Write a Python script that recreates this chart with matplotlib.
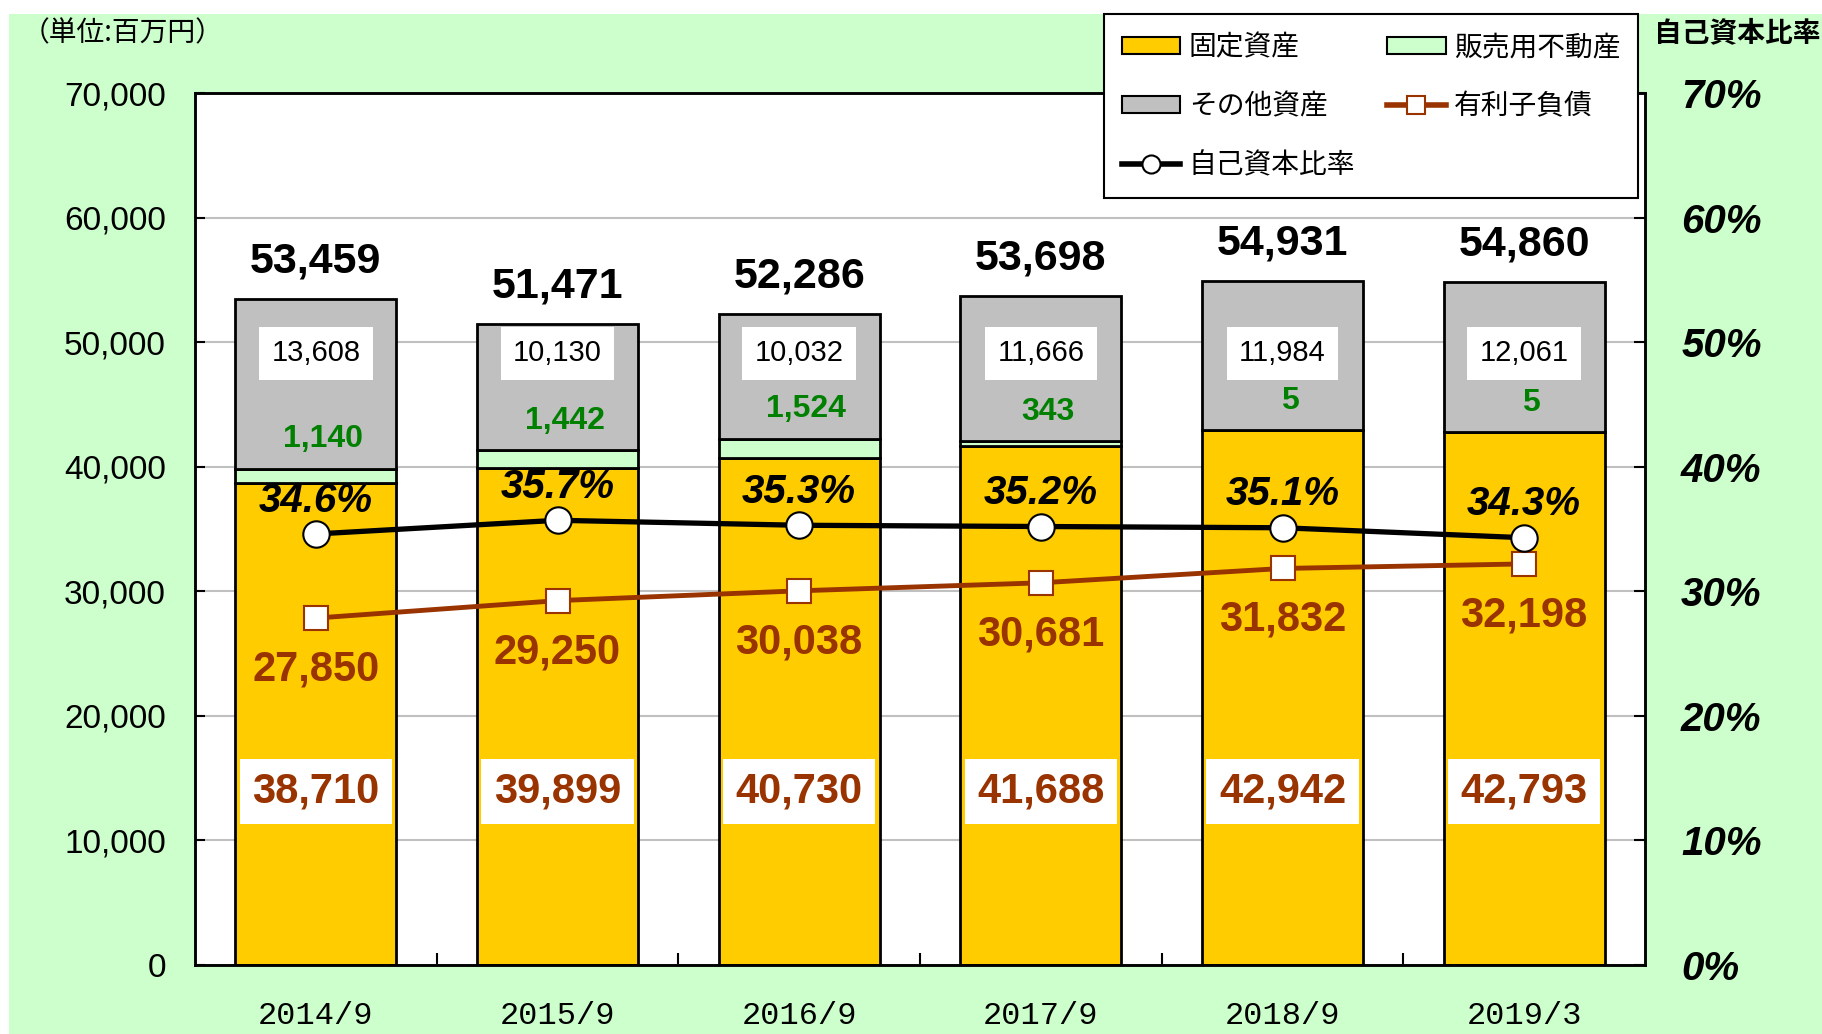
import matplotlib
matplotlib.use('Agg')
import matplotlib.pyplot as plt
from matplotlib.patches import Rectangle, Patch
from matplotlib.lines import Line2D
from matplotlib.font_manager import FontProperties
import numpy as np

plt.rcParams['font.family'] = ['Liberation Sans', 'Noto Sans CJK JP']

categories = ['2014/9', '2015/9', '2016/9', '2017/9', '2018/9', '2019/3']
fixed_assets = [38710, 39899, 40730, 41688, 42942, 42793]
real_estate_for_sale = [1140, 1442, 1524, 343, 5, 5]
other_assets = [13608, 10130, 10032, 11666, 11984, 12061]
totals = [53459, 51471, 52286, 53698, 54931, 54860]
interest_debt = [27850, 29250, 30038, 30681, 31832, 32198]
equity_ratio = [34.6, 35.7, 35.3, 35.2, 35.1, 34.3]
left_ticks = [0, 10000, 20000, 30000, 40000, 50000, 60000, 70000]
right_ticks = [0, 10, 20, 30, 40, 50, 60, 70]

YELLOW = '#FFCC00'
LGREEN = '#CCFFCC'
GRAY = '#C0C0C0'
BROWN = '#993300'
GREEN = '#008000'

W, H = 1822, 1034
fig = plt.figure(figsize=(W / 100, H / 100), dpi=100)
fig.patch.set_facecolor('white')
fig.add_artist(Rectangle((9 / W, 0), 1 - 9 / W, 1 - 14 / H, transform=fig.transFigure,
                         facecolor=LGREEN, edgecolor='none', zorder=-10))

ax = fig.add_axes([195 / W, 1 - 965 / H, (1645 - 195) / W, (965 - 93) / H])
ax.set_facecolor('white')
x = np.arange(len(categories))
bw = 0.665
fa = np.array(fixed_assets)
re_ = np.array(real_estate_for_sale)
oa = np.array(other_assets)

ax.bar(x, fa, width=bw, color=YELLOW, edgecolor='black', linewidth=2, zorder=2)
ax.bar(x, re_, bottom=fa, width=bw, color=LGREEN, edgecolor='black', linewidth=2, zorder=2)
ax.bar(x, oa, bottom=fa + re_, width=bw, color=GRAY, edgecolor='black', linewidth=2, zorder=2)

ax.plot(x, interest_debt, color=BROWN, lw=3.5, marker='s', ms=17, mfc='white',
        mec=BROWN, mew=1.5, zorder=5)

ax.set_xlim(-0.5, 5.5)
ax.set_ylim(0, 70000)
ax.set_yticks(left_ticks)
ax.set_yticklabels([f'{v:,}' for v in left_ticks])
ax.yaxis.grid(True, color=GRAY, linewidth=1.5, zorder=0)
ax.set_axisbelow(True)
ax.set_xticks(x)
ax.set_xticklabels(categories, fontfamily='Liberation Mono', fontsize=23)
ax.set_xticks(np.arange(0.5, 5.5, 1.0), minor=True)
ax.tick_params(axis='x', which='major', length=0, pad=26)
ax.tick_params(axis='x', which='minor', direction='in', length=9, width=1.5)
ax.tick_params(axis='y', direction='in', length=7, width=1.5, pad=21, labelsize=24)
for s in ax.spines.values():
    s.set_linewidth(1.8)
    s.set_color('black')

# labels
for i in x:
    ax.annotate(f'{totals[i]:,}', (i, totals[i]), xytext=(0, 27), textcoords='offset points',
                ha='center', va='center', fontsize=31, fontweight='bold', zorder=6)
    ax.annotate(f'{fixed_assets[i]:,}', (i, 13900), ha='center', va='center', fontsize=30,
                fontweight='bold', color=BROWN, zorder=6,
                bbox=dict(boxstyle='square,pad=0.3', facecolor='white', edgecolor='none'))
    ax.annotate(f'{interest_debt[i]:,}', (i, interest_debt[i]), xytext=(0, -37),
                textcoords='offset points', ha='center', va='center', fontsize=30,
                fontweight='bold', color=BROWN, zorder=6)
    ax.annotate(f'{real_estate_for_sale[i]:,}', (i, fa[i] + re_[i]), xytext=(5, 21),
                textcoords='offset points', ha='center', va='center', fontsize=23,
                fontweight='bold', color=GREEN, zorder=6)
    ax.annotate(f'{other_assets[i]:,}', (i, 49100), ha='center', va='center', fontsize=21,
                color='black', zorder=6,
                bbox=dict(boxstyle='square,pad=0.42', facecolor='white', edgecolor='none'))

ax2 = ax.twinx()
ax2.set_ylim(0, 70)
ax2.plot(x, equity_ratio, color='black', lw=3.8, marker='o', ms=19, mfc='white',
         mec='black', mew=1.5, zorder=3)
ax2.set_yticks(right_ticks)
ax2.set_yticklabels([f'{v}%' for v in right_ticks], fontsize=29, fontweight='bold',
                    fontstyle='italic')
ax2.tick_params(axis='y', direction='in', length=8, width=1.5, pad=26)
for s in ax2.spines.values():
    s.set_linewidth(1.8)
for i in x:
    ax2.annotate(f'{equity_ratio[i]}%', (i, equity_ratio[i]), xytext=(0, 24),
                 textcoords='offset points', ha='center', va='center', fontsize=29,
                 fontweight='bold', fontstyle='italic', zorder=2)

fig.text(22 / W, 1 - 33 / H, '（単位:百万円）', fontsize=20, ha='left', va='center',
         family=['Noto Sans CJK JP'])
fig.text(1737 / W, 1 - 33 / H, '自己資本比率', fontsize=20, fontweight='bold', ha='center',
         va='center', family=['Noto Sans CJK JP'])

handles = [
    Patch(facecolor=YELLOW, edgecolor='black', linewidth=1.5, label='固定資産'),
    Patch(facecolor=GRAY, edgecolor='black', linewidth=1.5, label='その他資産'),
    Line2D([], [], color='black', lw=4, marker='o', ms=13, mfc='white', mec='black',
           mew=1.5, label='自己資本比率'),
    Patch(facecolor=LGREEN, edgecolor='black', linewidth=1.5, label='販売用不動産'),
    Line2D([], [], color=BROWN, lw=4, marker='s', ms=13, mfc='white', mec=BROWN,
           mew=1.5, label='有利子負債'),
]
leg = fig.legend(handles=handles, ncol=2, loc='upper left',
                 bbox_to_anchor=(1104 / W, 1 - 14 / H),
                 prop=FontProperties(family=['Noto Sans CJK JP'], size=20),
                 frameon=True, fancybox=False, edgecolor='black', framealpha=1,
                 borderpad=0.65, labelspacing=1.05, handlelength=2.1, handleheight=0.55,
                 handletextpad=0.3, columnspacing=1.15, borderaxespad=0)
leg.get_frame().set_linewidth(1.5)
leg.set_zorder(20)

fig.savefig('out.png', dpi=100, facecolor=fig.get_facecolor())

══════════════════════════════

Given task: Reproduce the material above exactly, first line through the line that contains "plt.rcParams['font.family'] = ['Liberation", minus the pictures.

Answer to the task:
Write a Python script that recreates this chart with matplotlib.
import matplotlib
matplotlib.use('Agg')
import matplotlib.pyplot as plt
from matplotlib.patches import Rectangle, Patch
from matplotlib.lines import Line2D
from matplotlib.font_manager import FontProperties
import numpy as np

plt.rcParams['font.family'] = ['Liberation Sans', 'Noto Sans CJK JP']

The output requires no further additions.